The Partnership's sailing club provides the opportunity to experience sailing to Partners from all corners of the Partnership. Prior experience is not necessary and the club is a RYA recognised sailing school which most of its more than 50 skippers have worked through.
People sailing a yacht

The club provides opportunities for first time tasters, an annual trip out or learning to become a fully qualified skipper. All skippers are either Partners, or ex-Partners and give their time voluntarily to take others sailing.

History of the club

In the late 1940s Geoffrey Snagge, a confidante of the Founder, was told to build a boat and start a sailing club. The club started in earnest in 1951 with the purchase of a Lion class sloop named Sabeema after the Founder's wife Sarah Beatrix Mary. Early meetings of skippers and members were held in the Phoenix pub which still stands around the corner from John Lewis Oxford Street. It is not difficult to see the link between the club's emblem, the Phoenix, and those early meetings.

Over the years, the club has expanded and now owns and operates five yachts based on the River Hamble near the world famous sailing waters of the Solent and Southampton. It also charters yachts on the Clyde near Glasgow for Scottish and Northern based Partners to sail.

The yachts

The club owns five yachts: Sabeema III, a five year old 36ft Hallberg-Rassy, Ann Speed V and Deborah Anne II, two year old sister ships (both Hallberg-Rassy 34's) and Norama IV and Jeroma V, again sister ships at 29ft and around ten years old. All yachts are kept in great condition, and part of any sailing trip is some boat maintenance to help the club's full time Bosun to keep everything shipshape.

The names of the yachts are all linked to the Partnership. Besides Sabeema III being named after the Founder's wife Sarah Beatrix Mary; Ann Speed V is the fifth yacht named after John Spedan Lewis's nanny; Deborah Anne II is the second yacht named after the third Chairman Peter Lewis's wife. The other two yachts Norama IV and Jeroma V are associated with the second Chairman's wife and Geoffrey Snagge's wife.

Getting sailing

No previous experience of sailing is necessary, as all our Partner/ex-Partner skippers are fully RYA qualified.

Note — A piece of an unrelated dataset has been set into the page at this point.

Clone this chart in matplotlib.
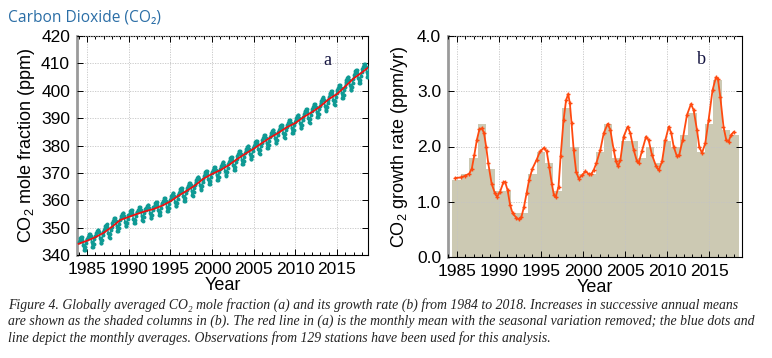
"""Globally averaged CO2 mole fraction and its growth rate (two panels)."""
import matplotlib
matplotlib.use("Agg")
import matplotlib.pyplot as plt
import numpy as np
from matplotlib.ticker import MultipleLocator, FormatStrFormatter

# ---- panel a: deseasonalised trend, read at 1 Jan of each year 1984..2019
trend_years = list(range(1984, 2020))
trend_ppm = [344.1, 345.2, 346.5, 348.1, 350.3, 352.8, 353.9, 355.0, 356.0, 356.8,
             358.0, 359.6, 361.7, 363.5, 365.5, 367.9, 369.6, 371.0, 372.8, 375.0,
             377.0, 378.8, 380.9, 382.9, 384.7, 386.7, 388.2, 390.4, 392.2, 394.3,
             396.9, 398.8, 401.6, 404.5, 406.7, 409.1]

# annual means 1984..2018
annual_years = list(range(1984, 2019))
annual_ppm = [344.65, 345.85, 347.3, 349.2, 351.55, 353.35, 354.45, 355.5, 356.4, 357.4,
              358.8, 360.65, 362.6, 364.5, 366.7, 368.75, 370.3, 371.9, 373.9, 376.0,
              377.9, 379.85, 381.9, 383.8, 385.7, 387.45, 389.3, 391.3, 393.25, 395.6,
              397.85, 400.2, 403.05, 405.6, 407.9]

# mean departure of each month from its annual mean (Jan..Dec)
month_departure = [0.03, 0.79, 1.45, 1.90, 1.96, 0.92, -1.12, -2.76, -2.90, -1.65, -0.09, 1.17]

# ---- panel b: increases in successive annual means
bar_years = list(range(1985, 2019))
bar_growth = [1.4, 1.5, 1.8, 2.4, 1.6, 1.2, 1.2, 0.8, 0.8, 1.5,
              1.9, 1.7, 1.2, 2.7, 2.0, 1.5, 1.5, 1.9, 2.4, 1.8,
              2.1, 2.1, 1.8, 2.0, 1.7, 2.1, 2.0, 2.2, 2.6, 1.9,
              2.4, 3.2, 2.3, 2.2]

# smoothed growth rate curve
rate_t = [1984.85, 1985.5, 1986.0, 1986.5, 1986.8, 1987.1, 1987.4, 1987.7, 1988.0, 1988.25,
          1988.5, 1988.75, 1989.15, 1989.55, 1989.8, 1990.15, 1990.55, 1990.75, 1991.05, 1991.35,
          1991.65, 1992.1, 1992.4, 1992.7, 1993.0, 1993.3, 1993.6, 1994.0, 1994.5, 1994.9,
          1995.4, 1995.7, 1996.0, 1996.3, 1996.55, 1996.75, 1997.1, 1997.35, 1997.7, 1998.0,
          1998.25, 1998.45, 1998.65, 1998.9, 1999.2, 1999.5, 1999.9, 2000.3, 2000.7, 2001.0,
          2001.3, 2001.6, 2002.07, 2002.47, 2002.94, 2003.26, 2003.65, 2003.93, 2004.17, 2004.45,
          2004.84, 2005.32, 2005.63, 2006.03, 2006.42, 2006.62, 2007.0, 2007.5, 2007.8, 2008.2,
          2008.7, 2009.0, 2009.4, 2009.8, 2010.2, 2010.5, 2010.78, 2011.17, 2011.45, 2011.85,
          2012.36, 2012.84, 2013.15, 2013.55, 2013.82, 2014.14, 2014.54, 2014.93, 2015.4, 2015.8,
          2016.04, 2016.32, 2016.7, 2017.03, 2017.3, 2017.6, 2017.9]
rate_v = [1.43, 1.44, 1.47, 1.51, 1.60, 1.85, 2.12, 2.31, 2.33, 2.24,
          2.00, 1.70, 1.33, 1.15, 1.09, 1.18, 1.35, 1.36, 1.21, 0.94,
          0.79, 0.71, 0.68, 0.73, 0.91, 1.15, 1.39, 1.60, 1.76, 1.91,
          1.98, 1.91, 1.63, 1.33, 1.12, 1.08, 1.27, 1.82, 2.48, 2.84,
          2.95, 2.78, 2.42, 1.94, 1.54, 1.42, 1.48, 1.55, 1.50, 1.50,
          1.58, 1.70, 1.94, 2.24, 2.41, 2.30, 1.94, 1.73, 1.64, 1.76,
          2.18, 2.36, 2.24, 1.94, 1.73, 1.70, 1.91, 2.18, 2.12, 1.85,
          1.64, 1.57, 1.73, 2.12, 2.36, 2.24, 2.00, 1.82, 1.85, 2.12,
          2.57, 2.77, 2.66, 2.30, 2.00, 1.88, 2.06, 2.48, 3.02, 3.25,
          3.22, 2.90, 2.36, 2.12, 2.09, 2.21, 2.26]

caption = [
    "Figure 4. Globally averaged CO\u2082 mole fraction (a) and its growth rate (b) from 1984 to 2018. "
    "Increases in successive annual means",
    "are shown as the shaded columns in (b). The red line in (a) is the monthly mean with the seasonal "
    "variation removed; the blue dots and",
    "line depict the monthly averages. Observations from 129 stations have been used for this analysis.",
]

plt.rcParams["font.family"] = ["Liberation Sans", "DejaVu Sans"]
plt.rcParams["mathtext.fontset"] = "custom"
plt.rcParams["mathtext.rm"] = "Liberation Sans"
plt.rcParams["mathtext.it"] = "Liberation Sans:italic"

fig = plt.figure(figsize=(7.72, 3.58), dpi=100)
ax1 = fig.add_axes([77 / 772, 1 - 255 / 358, 291 / 772, 219 / 358])
ax2 = fig.add_axes([448 / 772, 1 - 257 / 358, 294 / 772, 221 / 358])


def style_axes(ax):
    ax.grid(True, which="major", color="#c4c4c4", linestyle=(0, (1.5, 1.5)), linewidth=0.6)
    ax.set_axisbelow(False)
    ax.tick_params(which="both", direction="in", top=True, right=True, labelsize=12.5,
                   colors="black", width=0.7)
    ax.tick_params(which="major", length=4)
    ax.tick_params(which="minor", length=2)
    ax.tick_params(axis="x", pad=5)
    ax.tick_params(axis="y", pad=5)
    for side in ("top", "right", "bottom"):
        ax.spines[side].set_linewidth(0.8)
    ax.spines["left"].set_color("#9a9a9a")
    ax.spines["left"].set_linewidth(2.0)
    ax.xaxis.set_major_locator(MultipleLocator(5))
    ax.xaxis.set_minor_locator(MultipleLocator(1))
    ax.set_xlabel("Year", fontsize=13, labelpad=0)


# panel a
months = []
monthly_ppm = []
for yr, mean in zip(annual_years, annual_ppm):
    for m, dep in enumerate(month_departure):
        months.append(yr + (m + 0.5) / 12)
        monthly_ppm.append(mean + dep)

ax1.plot(months, monthly_ppm, color="#0f9a94", linewidth=1.1, marker="o", markersize=2.8,
         markeredgewidth=0, zorder=3)
ax1.plot(trend_years, trend_ppm, color="#ee1111", linewidth=1.3, zorder=4)
ax1.set_xlim(1983.8, 2018.72)
ax1.set_ylim(340, 420)
ax1.yaxis.set_major_locator(MultipleLocator(10))
style_axes(ax1)
ax1.set_ylabel("CO$_2$ mole fraction (ppm)", fontsize=13, labelpad=3)
ax1.text(2013.9, 410.9, "a", family="Liberation Serif", fontsize=13, color="#141440",
         ha="center", va="center")

# panel b
ax2.bar(bar_years, bar_growth, width=1.0, color="#ccc9b3", edgecolor="none", zorder=1)
ax2.plot(rate_t, rate_v, color="#ff4a10", linewidth=1.3, marker="+", markersize=3.4,
         markeredgewidth=1.0, zorder=4)
ax2.set_xlim(1983.97, 2018.9)
ax2.set_ylim(0, 4)
ax2.yaxis.set_major_locator(MultipleLocator(1))
ax2.yaxis.set_major_formatter(FormatStrFormatter("%.1f"))
style_axes(ax2)
ax2.set_ylabel("CO$_2$ growth rate (ppm/yr)", fontsize=13, labelpad=5)
ax2.text(2014.06, 3.57, "b", family="Liberation Serif", fontsize=13, color="#141440",
         ha="center", va="center")

fig.text(8 / 772, 1 - 17 / 358, "Carbon Dioxide (CO\u2082)", family=["Open Sans", "DejaVu Sans"],
         fontsize=11.2, color="#2b6ea6", ha="left", va="center")

for i, line in enumerate(caption):
    fig.text(8 / 772, 1 - (305 + 16.5 * i) / 358, line, family=["Liberation Serif", "DejaVu Serif"],
             style="italic", fontsize=9.9, color="#222222", ha="left", va="center")

fig.savefig("out.png", dpi=100)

But we do warn Partners, they might just get hooked on sailing!

The main stay of the sailing club's activity is one or two day sails where groups of Partners, usually from the same branch, sail together with a Partnership skipper either in and around the Solent and Isle of Wight or from the Clyde in Scotland.

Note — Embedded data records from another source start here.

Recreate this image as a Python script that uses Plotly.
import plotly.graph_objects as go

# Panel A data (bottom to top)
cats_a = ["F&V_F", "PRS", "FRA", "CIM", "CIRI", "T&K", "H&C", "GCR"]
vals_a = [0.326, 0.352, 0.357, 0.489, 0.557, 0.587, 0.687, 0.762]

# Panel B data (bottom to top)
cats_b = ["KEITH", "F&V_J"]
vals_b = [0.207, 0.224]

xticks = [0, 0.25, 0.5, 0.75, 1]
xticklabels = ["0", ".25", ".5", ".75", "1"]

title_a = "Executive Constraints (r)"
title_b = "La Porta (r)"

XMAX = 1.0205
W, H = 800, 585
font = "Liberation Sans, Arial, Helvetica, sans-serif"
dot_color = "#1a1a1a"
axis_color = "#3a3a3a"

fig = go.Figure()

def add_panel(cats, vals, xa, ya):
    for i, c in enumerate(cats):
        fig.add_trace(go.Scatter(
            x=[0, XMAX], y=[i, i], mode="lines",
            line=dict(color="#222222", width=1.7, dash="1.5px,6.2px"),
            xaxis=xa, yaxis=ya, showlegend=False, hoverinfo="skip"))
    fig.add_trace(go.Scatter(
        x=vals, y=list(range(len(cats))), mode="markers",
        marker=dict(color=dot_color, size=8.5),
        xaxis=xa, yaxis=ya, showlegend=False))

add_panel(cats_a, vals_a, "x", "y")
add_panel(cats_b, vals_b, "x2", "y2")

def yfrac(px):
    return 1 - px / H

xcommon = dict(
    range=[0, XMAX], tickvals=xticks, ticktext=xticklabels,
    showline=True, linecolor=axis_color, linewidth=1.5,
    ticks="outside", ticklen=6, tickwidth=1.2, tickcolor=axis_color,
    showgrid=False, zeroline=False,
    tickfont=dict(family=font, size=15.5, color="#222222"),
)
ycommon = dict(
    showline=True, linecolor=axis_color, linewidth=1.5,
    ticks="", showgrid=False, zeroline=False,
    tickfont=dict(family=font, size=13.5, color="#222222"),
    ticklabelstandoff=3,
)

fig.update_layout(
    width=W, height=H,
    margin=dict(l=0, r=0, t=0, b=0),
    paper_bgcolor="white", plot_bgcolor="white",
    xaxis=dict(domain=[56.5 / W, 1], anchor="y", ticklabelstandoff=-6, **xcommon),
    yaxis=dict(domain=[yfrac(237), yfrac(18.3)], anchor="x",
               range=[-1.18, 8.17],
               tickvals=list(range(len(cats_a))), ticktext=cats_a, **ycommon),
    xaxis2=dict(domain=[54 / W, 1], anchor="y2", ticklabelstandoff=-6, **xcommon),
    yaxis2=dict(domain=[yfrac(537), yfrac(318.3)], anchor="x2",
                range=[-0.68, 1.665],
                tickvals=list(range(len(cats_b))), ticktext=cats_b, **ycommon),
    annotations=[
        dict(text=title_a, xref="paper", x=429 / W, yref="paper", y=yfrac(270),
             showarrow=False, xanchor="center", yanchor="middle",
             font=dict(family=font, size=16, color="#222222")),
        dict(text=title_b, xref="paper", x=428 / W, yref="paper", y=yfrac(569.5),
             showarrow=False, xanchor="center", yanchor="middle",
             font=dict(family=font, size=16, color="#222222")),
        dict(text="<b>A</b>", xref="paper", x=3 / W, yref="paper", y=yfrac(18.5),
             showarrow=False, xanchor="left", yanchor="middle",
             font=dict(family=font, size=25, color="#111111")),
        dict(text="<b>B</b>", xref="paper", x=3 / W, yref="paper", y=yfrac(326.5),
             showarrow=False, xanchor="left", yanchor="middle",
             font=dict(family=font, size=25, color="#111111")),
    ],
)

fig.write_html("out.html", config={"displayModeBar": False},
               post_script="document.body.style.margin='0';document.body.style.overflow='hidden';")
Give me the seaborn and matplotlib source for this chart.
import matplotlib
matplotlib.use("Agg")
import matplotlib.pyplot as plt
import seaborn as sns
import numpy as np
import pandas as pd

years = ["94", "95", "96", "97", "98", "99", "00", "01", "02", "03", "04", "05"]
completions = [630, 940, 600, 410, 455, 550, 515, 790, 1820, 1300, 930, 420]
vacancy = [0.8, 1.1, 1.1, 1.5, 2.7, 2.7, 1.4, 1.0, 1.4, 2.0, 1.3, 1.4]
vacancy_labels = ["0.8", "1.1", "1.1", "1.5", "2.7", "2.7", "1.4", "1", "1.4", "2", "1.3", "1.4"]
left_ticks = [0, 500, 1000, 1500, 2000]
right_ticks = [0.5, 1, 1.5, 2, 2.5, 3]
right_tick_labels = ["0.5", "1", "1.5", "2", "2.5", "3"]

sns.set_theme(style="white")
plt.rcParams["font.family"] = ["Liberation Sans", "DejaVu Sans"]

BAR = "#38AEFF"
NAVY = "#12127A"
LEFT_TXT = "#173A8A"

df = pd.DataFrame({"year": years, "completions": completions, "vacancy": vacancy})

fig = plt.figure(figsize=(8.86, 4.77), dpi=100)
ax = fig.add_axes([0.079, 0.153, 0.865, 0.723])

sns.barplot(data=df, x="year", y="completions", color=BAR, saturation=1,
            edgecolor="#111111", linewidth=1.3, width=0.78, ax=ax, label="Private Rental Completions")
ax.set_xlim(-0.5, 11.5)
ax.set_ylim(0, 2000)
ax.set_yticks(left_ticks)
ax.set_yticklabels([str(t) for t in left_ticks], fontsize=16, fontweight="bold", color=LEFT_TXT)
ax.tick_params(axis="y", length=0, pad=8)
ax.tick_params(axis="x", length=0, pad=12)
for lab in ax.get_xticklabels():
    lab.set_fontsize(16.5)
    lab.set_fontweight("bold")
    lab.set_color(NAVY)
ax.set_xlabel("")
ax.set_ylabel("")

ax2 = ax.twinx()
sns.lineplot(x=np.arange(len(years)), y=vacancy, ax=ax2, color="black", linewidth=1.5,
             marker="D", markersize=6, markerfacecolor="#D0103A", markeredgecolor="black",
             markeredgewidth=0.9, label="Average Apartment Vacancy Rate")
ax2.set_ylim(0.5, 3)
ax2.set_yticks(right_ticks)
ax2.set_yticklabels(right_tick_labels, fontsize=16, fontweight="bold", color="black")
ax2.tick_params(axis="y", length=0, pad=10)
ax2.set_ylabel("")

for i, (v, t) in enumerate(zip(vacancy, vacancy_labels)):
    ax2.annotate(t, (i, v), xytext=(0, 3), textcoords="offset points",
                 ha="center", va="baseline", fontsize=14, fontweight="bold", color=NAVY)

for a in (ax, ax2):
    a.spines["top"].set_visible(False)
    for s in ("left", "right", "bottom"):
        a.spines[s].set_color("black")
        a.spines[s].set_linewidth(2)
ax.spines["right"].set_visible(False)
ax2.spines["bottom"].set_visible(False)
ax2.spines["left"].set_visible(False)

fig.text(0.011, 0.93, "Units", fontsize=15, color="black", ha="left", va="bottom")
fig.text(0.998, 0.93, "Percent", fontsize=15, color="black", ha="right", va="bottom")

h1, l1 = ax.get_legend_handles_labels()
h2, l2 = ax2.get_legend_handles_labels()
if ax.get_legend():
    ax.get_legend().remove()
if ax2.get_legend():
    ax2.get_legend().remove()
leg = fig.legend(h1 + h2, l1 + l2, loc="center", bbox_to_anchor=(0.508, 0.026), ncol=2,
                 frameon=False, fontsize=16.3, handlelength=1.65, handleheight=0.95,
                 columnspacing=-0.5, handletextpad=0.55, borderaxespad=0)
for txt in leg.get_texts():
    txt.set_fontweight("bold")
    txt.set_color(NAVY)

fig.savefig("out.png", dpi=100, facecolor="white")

A typical weekend involves a safety briefing, a good look around the yacht before heading off for a sail where each crew member can get as involved as they like - be that pulling every rope going or taking it all in and enjoying the real pleasure of sailing, being in the open and feeling the wind in their hair! If the crew is on for a two day sail, then the yacht will moor up or anchor for the night, often with the opportunity to go ashore, maybe even to the bar at Brownsea Castle, before heading back onto the yacht to sleep. In short, the yacht becomes the Partners' for the trip and the choice of what they want to do is entirely theirs?

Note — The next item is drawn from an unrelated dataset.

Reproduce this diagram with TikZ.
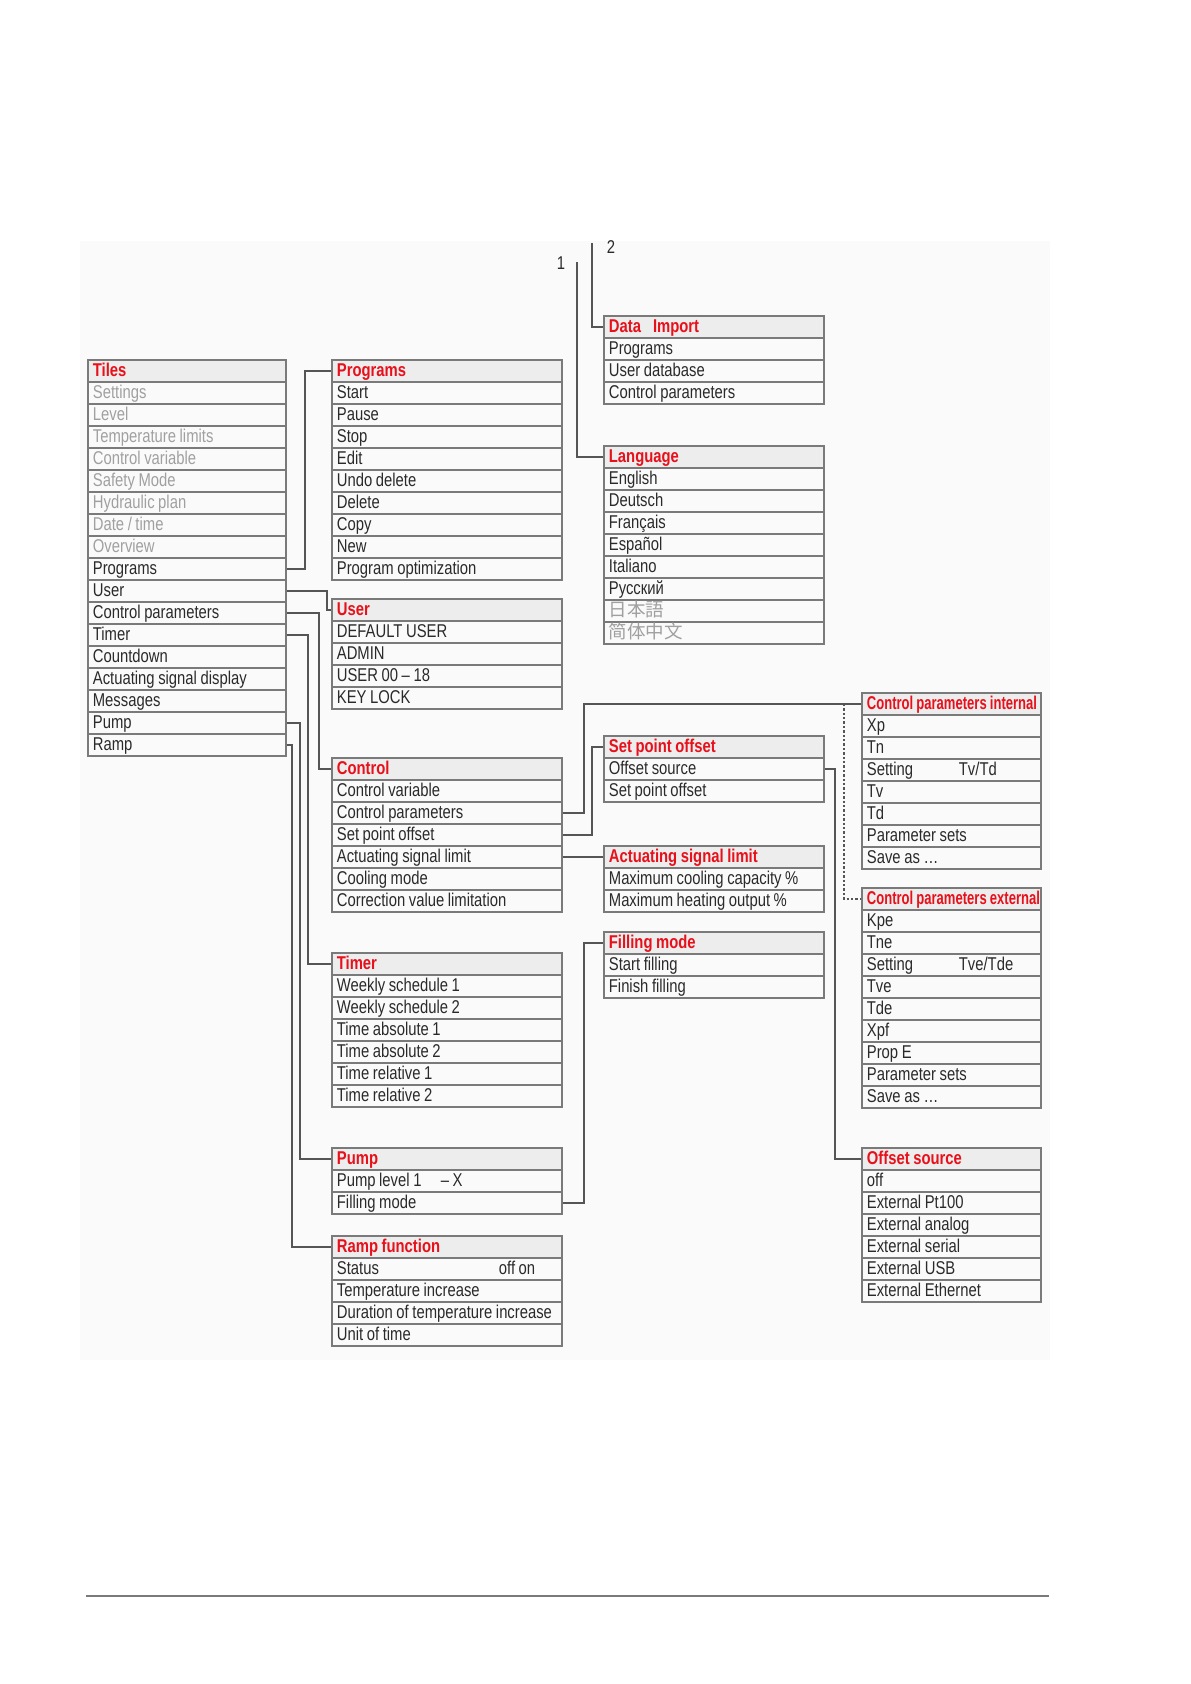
\documentclass[tikz,border=0pt]{standalone}
\usepackage{fontspec}
\setmainfont{Liberation Sans}[FakeStretch=0.8]
\newfontfamily\cjkjp{Noto Sans CJK JP}
\newfontfamily\cjksc{Noto Sans CJK SC}
\usepackage{graphicx}
\usepackage{xcolor}

\definecolor{menured}{HTML}{E8101A}
\definecolor{ink}{HTML}{2A2A2A}
\definecolor{dim}{HTML}{A0A0A0}
\definecolor{boxline}{HTML}{7A7A7A}
\definecolor{headfill}{HTML}{EDEDED}
\definecolor{wirecol}{HTML}{555555}

% tighter word spacing, as in the narrow menu font
\newcommand{\tightspace}{\spaceskip=1.8pt\relax}

% one menu: name, x, y, column style, title, entries
\newcommand{\menubox}[6]{%
  \node[cell, head, #4] (#1-0) at (#2,#3) {\tightspace\mbox{#5}};
  \foreach \entry [count=\k] in {#6}
    \node[cell, #4] (#1-\k) at (#2,#3+\k*22) {\tightspace\mbox{\entry}};
}

\begin{document}
\begin{tikzpicture}[x=0.5bp, y=-0.5bp,
    cell/.style={rectangle, draw=boxline, line width=0.9bp, anchor=north west,
      minimum height=11bp, inner xsep=2.5bp, inner ysep=0pt, align=left,
      text height=7.4pt, text depth=1.8pt, text=ink,
      font=\fontsize{9.3}{10}\selectfont},
    head/.style={fill=headfill, text=menured, font=\fontsize{9.3}{10}\selectfont\bfseries},
    colA/.style={text width=94bp},
    colB/.style={text width=110bp},
    colC/.style={text width=105bp},
    colD/.style={text width=84.5bp},
    wire/.style={draw=wirecol, line width=0.8bp},
    num/.style={text=ink, font=\fontsize{9.3}{10}\selectfont, inner sep=0pt}]
    \useasboundingbox (0,0) rectangle (1191,1684);
    \fill[black!2] (80,241) rectangle (1050,1360);

    % Tiles
    \menubox{tiles}{87}{359}{colA}{Tiles}{{\color{dim}Settings},{\color{dim}Level},{\color{dim}Temperature limits},{\color{dim}Control variable},{\color{dim}Safety Mode},{\color{dim}Hydraulic plan},{\color{dim}Date / time},{\color{dim}Overview},Programs,User,Control parameters,Timer,Countdown,Actuating signal display,Messages,Pump,Ramp}

    % Second column
    \menubox{prog}{331}{359}{colB}{Programs}{Start,Pause,Stop,Edit,Undo delete,Delete,Copy,New,Program optimization}
    \menubox{user}{331}{598}{colB}{User}{DEFAULT USER,ADMIN,USER 00 – 18,KEY LOCK}
    \menubox{ctrl}{331}{757}{colB}{Control}{Control variable,Control parameters,Set point offset,Actuating signal limit,Cooling mode,Correction value limitation}
    \menubox{timer}{331}{952}{colB}{Timer}{Weekly schedule 1,Weekly schedule 2,Time absolute 1,Time absolute 2,Time relative 1,Time relative 2}
    \menubox{pump}{331}{1147}{colB}{Pump}{\makebox[52bp][l]{Pump level 1}– X,Filling mode}
    \menubox{ramp}{331}{1235}{colB}{Ramp function}{\makebox[81bp][l]{Status}off on,Temperature increase,Duration of temperature increase,Unit of time}

    % Third column
    \menubox{imp}{603}{315}{colC}{Data\hspace{6bp}Import}{Programs,User database,Control parameters}
    \menubox{lang}{603}{445}{colC}{Language}{English,Deutsch,Français,Español,Italiano,Русский,{\color{dim}\cjkjp 日本語},{\color{dim}\cjksc 简体中文}}
    \menubox{spo}{603}{735}{colC}{Set point offset}{Offset source,Set point offset}
    \menubox{asl}{603}{845}{colC}{Actuating signal limit}{Maximum cooling capacity \%,Maximum heating output \%}
    \menubox{fill}{603}{931}{colC}{Filling mode}{Start filling,Finish filling}

    % Fourth column
    \menubox{cpi}{861}{692}{colD}{\scalebox{0.88}[1]{Control parameters internal}}{Xp,Tn,\makebox[46bp][l]{Setting}Tv/Td,Tv,Td,Parameter sets,Save as …}
    \menubox{cpe}{861}{887}{colD}{\scalebox{0.88}[1]{Control parameters external}}{Kpe,Tne,\makebox[46bp][l]{Setting}Tve/Tde,Tve,Tde,Xpf,Prop E,Parameter sets,Save as …}
    \menubox{offs}{861}{1147}{colD}{Offset source}{off,External Pt100,External analog,External serial,External USB,External Ethernet}

    % Links from the tiles
    \draw[wire] (tiles-9.east) -- ++(18,0) |- (prog-0.west);
    \draw[wire] (tiles-10.east) -- ++(40,0) |- (user-0.west);
    \draw[wire] (tiles-11.east) -- ++(32,0) |- (ctrl-0.west);
    \draw[wire] (tiles-12.east) -- ++(21,0) |- (timer-0.west);
    \draw[wire] (tiles-16.east) -- ++(13,0) |- (pump-0.west);
    \draw[wire] (tiles-17.east) -- ++(5,0) |- (ramp-0.west);

    % Links from the submenus
    \draw[wire] (ctrl-2.east) -- ++(21,0) |- (cpi-0.west);
    \draw[wire] (ctrl-3.east) -- ++(29,0) |- (spo-0.west);
    \draw[wire] (ctrl-4.east) -- (asl-0.west);
    \path (cpi-0.west) ++(-17,0) coordinate (cpsplit);
    \draw[wire, line width=1.2bp, densely dotted] (cpsplit) |- (cpe-0.west);
    \draw[wire] (spo-1.east) -- ++(10,0) |- (offs-0.west);
    \draw[wire] (pump-2.east) -- ++(21,0) |- (fill-0.west);

    % Entry lines 1 and 2
    \coordinate (entry1) at (577,262);
    \coordinate (entry2) at (592,243);
    \node[num] (lbl1) at (561,263) {1};
    \node[num] (lbl2) at (611,247) {2};
    \draw[wire] (entry1) |- (lang-0.west);
    \draw[wire] (entry2) |- (imp-0.west);

    % Page rule
    \draw[boxline, line width=0.8bp] (86,1596) -- (1049,1596);
\end{tikzpicture}
\end{document}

View the Now Voyagers image gallery.

Training

For anyone wanting to take their sailing further, the club is also a recognised Royal Yachting Association (RYA) sailing school. Partners can work their way through the RYA syllabus to train and ultimately become a skipper. There are over 50 Partners who have come through this training and they are the ones who take the yachts out. There are also a series of shore based training sessions including first aid, diesel and radar.

Sailing Abroad

Whilst one or two day sailing is the norm, the club ventures into foreign waters each year for a summer cruise. During a series of weeks crews take over from each other and in recent years have sailed as far afield as Sweden, Spain and Ireland. They also regularly take a run down to the West Country and the Channel Islands. The club holds a number of events on shore each year plus a dinghy week at Brownsea Island and its own regatta in the Autumn held in the Solent where representatives from other clubs come together and race - usually around 30 yachts.